Jeremy Clarkson VS Socks
It’ll happen again this Christmas. Millions of people will think ‘What would Dad like? Socks or a book?’ and because they’re not near a Marks & Spencer (if that’s possible in the UK) they’ll drift into a bookstore. There in front of them they’ll see a bewildering array of colourful covers – but wait! This bloke’s on the telly talking about gearboxes! The perfect gift! Because Clarkson (who admittedly can sometimes be very funny) is the non-reader’s book purchase, a gift to be unwrapped and transferred to a bookshelf without ever being read, the literary equivalent of a scarf or cufflinks.
It’s an odd idea; a horse-owning public school toff who lives a fantasy life with family, nanny, housekeeper and many cars in a village of chinless green-wellie NIMBYs, being sold to working class dads because he has ‘shared values’ with them; a man who doesn’t like multi-culturalism, wants the old ways back, makes fun of anyone different, hates the poor, doesn’t believe in global warming and so on.

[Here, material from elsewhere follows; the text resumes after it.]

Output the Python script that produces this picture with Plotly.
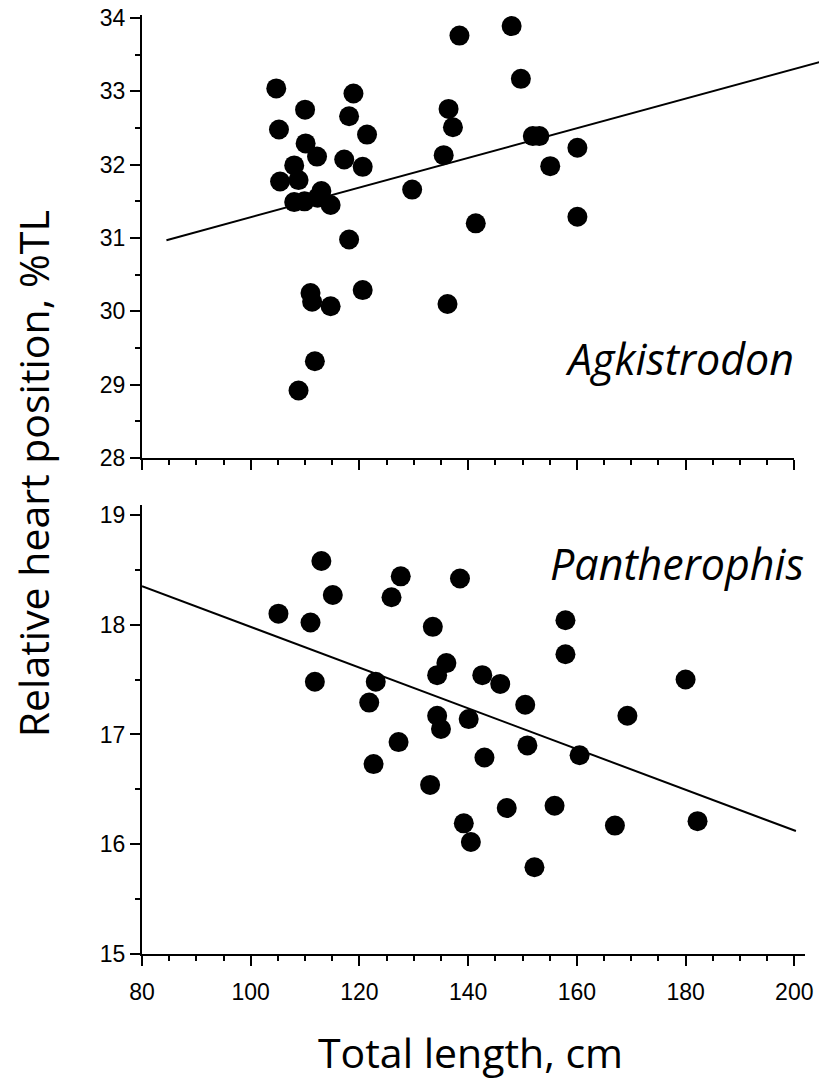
import plotly.graph_objects as go

# ---------------- data ----------------
# Agkistrodon (top panel)
agk_length = [104.7, 105.2, 105.4, 110.0, 108.0, 110.1, 112.2, 108.8, 108.0, 109.9,
              113.0, 112.3, 114.7, 117.2, 118.1, 118.9, 121.4, 120.6, 129.7, 118.1,
              111.0, 111.3, 114.7, 120.6, 111.8, 108.8, 135.5, 136.4, 137.2, 136.2,
              138.4, 148.0, 149.7, 151.9, 153.1, 160.1, 155.1, 141.4, 160.1]
agk_heart = [33.04, 32.48, 31.77, 32.75, 31.99, 32.29, 32.11, 31.79, 31.49, 31.50,
             31.64, 31.55, 31.45, 32.07, 32.66, 32.97, 32.41, 31.97, 31.66, 30.98,
             30.25, 30.13, 30.07, 30.29, 29.32, 28.92, 32.13, 32.76, 32.51, 30.10,
             33.76, 33.89, 33.17, 32.39, 32.39, 32.23, 31.98, 31.20, 31.29]
agk_fit_x = [84.5, 204.7]
agk_fit_y = [30.97, 33.40]

# Pantherophis (bottom panel)
pan_length = [105.1, 111.0, 113.0, 115.1, 111.8, 123.0, 121.8, 122.6, 125.9, 127.6,
              127.2, 133.5, 133.0, 134.3, 136.0, 134.3, 135.0, 138.5, 142.6, 145.9,
              150.5, 140.1, 150.9, 143.0, 147.1, 155.9, 139.2, 140.5, 152.2, 157.9,
              157.9, 160.5, 169.3, 180.0, 167.0, 182.2]
pan_heart = [18.10, 18.02, 18.58, 18.27, 17.48, 17.48, 17.29, 16.73, 18.25, 18.44,
             16.93, 17.98, 16.54, 17.54, 17.65, 17.17, 17.05, 18.42, 17.54, 17.46,
             17.27, 17.14, 16.90, 16.79, 16.33, 16.35, 16.19, 16.02, 15.79, 18.04,
             17.73, 16.81, 17.17, 17.50, 16.17, 16.21]
pan_fit_x = [80.0, 200.3]
pan_fit_y = [18.35, 16.12]

x_ticks = [80, 100, 120, 140, 160, 180, 200]
top_y_ticks = [28, 29, 30, 31, 32, 33, 34]
bottom_y_ticks = [15, 16, 17, 18, 19]

# ---------------- figure ----------------
TICKFONT = dict(family="Liberation Sans, Arial, sans-serif", size=23, color="black")
XTITLEFONT = dict(family="Open Sans, sans-serif", size=41, color="black")
YTITLEFONT = dict(family="Open Sans, sans-serif", size=41, color="black")
LABELFONT = dict(family="Open Sans, sans-serif", size=43, color="black")
marker = dict(size=20, color="black", line=dict(width=0))

fig = go.Figure()
fig.add_trace(go.Scatter(x=agk_length, y=agk_heart, mode="markers", marker=marker,
                         xaxis="x", yaxis="y", cliponaxis=False, showlegend=False,
                         hoverinfo="skip"))
fig.add_trace(go.Scatter(x=agk_fit_x, y=agk_fit_y, mode="lines",
                         line=dict(color="black", width=2),
                         xaxis="x3", yaxis="y", showlegend=False, hoverinfo="skip"))
fig.add_trace(go.Scatter(x=pan_length, y=pan_heart, mode="markers", marker=marker,
                         xaxis="x2", yaxis="y2", cliponaxis=False, showlegend=False,
                         hoverinfo="skip"))
fig.add_trace(go.Scatter(x=pan_fit_x, y=pan_fit_y, mode="lines",
                         line=dict(color="black", width=2),
                         xaxis="x2", yaxis="y2", showlegend=False, hoverinfo="skip"))

W, H = 827, 1083
ML, MR, MT, MB = 142, 0, 15, 129
PW = W - ML - MR
PH = H - MT - MB
px_per_x = 660 / 120.0


def xdom(px_right):
    return [0, (px_right - ML) / PW]


def ydom(px_top, px_bottom):
    return [(H - MB - px_bottom) / PH, (H - MB - px_top) / PH]


common_x = dict(showline=True, linewidth=2, linecolor="black", ticks="outside",
                ticklen=10, tickwidth=2, tickcolor="black", tickvals=x_ticks,
                showgrid=False, zeroline=False, tickfont=TICKFONT,
                minor=dict(ticks="outside", ticklen=5, tickwidth=2, tickcolor="black",
                           dtick=5, tick0=80, showgrid=False))
common_y = dict(showline=True, linewidth=2, linecolor="black", ticks="outside",
                ticklen=10, tickwidth=2, tickcolor="black", showgrid=False,
                zeroline=False, tickfont=TICKFONT,
                minor=dict(ticks="outside", ticklen=5, tickwidth=2, tickcolor="black",
                           dtick=0.5, showgrid=False))

fig.update_layout(
    width=W, height=H,
    margin=dict(l=ML, r=MR, t=MT, b=MB, pad=0),
    paper_bgcolor="white", plot_bgcolor="rgba(0,0,0,0)",
    xaxis=dict(common_x, domain=xdom(802), range=[80, 200], anchor="y",
               showticklabels=False),
    xaxis2=dict(common_x, domain=xdom(802 + 1.95 * px_per_x), range=[80, 201.95],
                anchor="y2", ticklabelstandoff=6),
    xaxis3=dict(domain=[0, 1], range=[80, 80 + PW / px_per_x], anchor="y",
                visible=False, showgrid=False, zeroline=False),
    yaxis=dict(common_y, domain=ydom(15, 458), range=[28, 34.041], anchor="x",
               tickvals=top_y_ticks),
    yaxis2=dict(common_y, domain=ydom(505, 954), range=[15, 19.09], anchor="x2",
                tickvals=bottom_y_ticks),
    annotations=[
        dict(text="Relative heart position, %TL", xref="paper", yref="paper",
             x=(32 - ML) / PW, y=(H - MB - 474) / PH, xanchor="center",
             yanchor="middle", textangle=-90, showarrow=False, font=YTITLEFONT),
        dict(text="Total length, cm", xref="paper", yref="paper",
             x=(474 - ML) / PW, y=(H - MB - 1082) / PH, xanchor="center",
             yanchor="bottom", showarrow=False, font=XTITLEFONT),
        dict(text="<i>Agkistrodon</i>", xref="paper", yref="paper",
             x=(804 - ML) / PW, y=(H - MB - 359) / PH, xanchor="right",
             yanchor="middle", showarrow=False, font=LABELFONT),
        dict(text="<i>Pantherophis</i>", xref="paper", yref="paper",
             x=(814 - ML) / PW, y=(H - MB - 564) / PH, xanchor="right",
             yanchor="middle", showarrow=False, font=LABELFONT),
    ],
)

fig.write_html("out.html",
               config={"displayModeBar": False, "staticPlot": True},
               post_script="document.body.style.margin='0';"
                           "document.body.style.overflow='hidden';")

Clarkson’s tightrope act is an unenviable one. In ‘For Crying Out Loud!’ he complains that there are too many unnecessary words in use, but is described on the cover as ‘The multi-million copy bestselling phenomenon’. He disapproves of The Guardian, but the only quote he can find to sell the book is from Zoo, the magazine for tramps and convicts.
So this Christmas, think before you buy. Choose life. Choose something other than Jeremy Clarkson. And let’s hope his children turn out to be gay. And black.